One of the F.I.A.’s current rules for the European Rally Championship concerns the groups of cars which are eligible to enter the qualifying events. No organiser may allow cars of Groups 5 and 6, for instance, to take part. The Alpine Rally, in its desire to allow owners of prototypes to participate, opted out of the Championship and threw its entry list open to cars of Groups 1 to 6.
The R.A.C. Rally has done something quite different, but with virtually the same effect. Anxious to retain whatever attraction European Championship event has nowadays, Jack Kemsley, arch-organiser of the R.A.C., has devised a second rally which will be roll in conjunction with the R.A.C. Rally, over the same route and using the same time schedules. This he has called the European Club Rally. In so doing, he has demonstrated his affection for the thousands of Club drivers who regularly enter their Group 5 and 6 cars in weekend rallies up and down the country, for this part of the joint event will accept cars of all six groups in its list.
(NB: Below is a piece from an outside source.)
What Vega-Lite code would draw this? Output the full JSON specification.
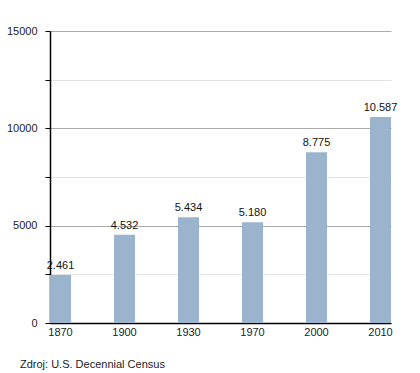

Factory entries in the R.A.C. Rally include three cars from Porsche, four from Saab, four from Wartburg, two from Skoda, and no less than six from Lancia, although this figure may be reduced if any mishaps occur during the Tour de Corse, only a week before the R.A.C. Rally starts.
These are backed by private entries from Britain, the Continent and Scandinavia, some of them capable of winning even against factory teams.
But the strongest challenge comes from Saab. Porsche and Lancia. Vic Elford will certainly be in the Porsche team (having withdrawn his entry in the Marathon), and his team mates will be chosen from Ake Andersson. Björn Waldedard and Pauli Toivonen, all three with several International wins to their credit.
The Saab team (presumably using V4s, not 99s) will include Tom Tram, Carl Orrenius, Hakan Lindberg and Simo Lampinen.
The Lancia team is really International, with Pat Moss-Carlsson/Liz Nyström, Hannu Mikkola/Jyrki Ahava, Harry Källström/Gunnar Haagbom, Sandro Munari/Geraint Phillips and Rauno Aaltonen/Henry Liddon—three Finns, three Swedes, two English drivers, one Italian and one Welsh. Aaltonen and Liddon, of course, have been B.M.C. drivers for several years, but those ties are now broken, although they will be doing the Marathon in a B.M.C. 1800.
The identity of the sixth Lancia crew is still something of a mystery. It is more than strongly rumoured that if certain commercial difficulties can be overcome, the driver will be one S. Moss, Esq. Wouldn’t it be a turn-up for the books if D. S. J. were to be his co-driver?
The rally will begin at 11 a.m. on Saturday, November 16th, from the Centre Airport Hotel, London Airport. We do not have the space to publish the complete itinerary, but a detailed guide to all the special stages and competitors will appear in our companion weekly, Motoring News, the Thursday before the start.—G. P.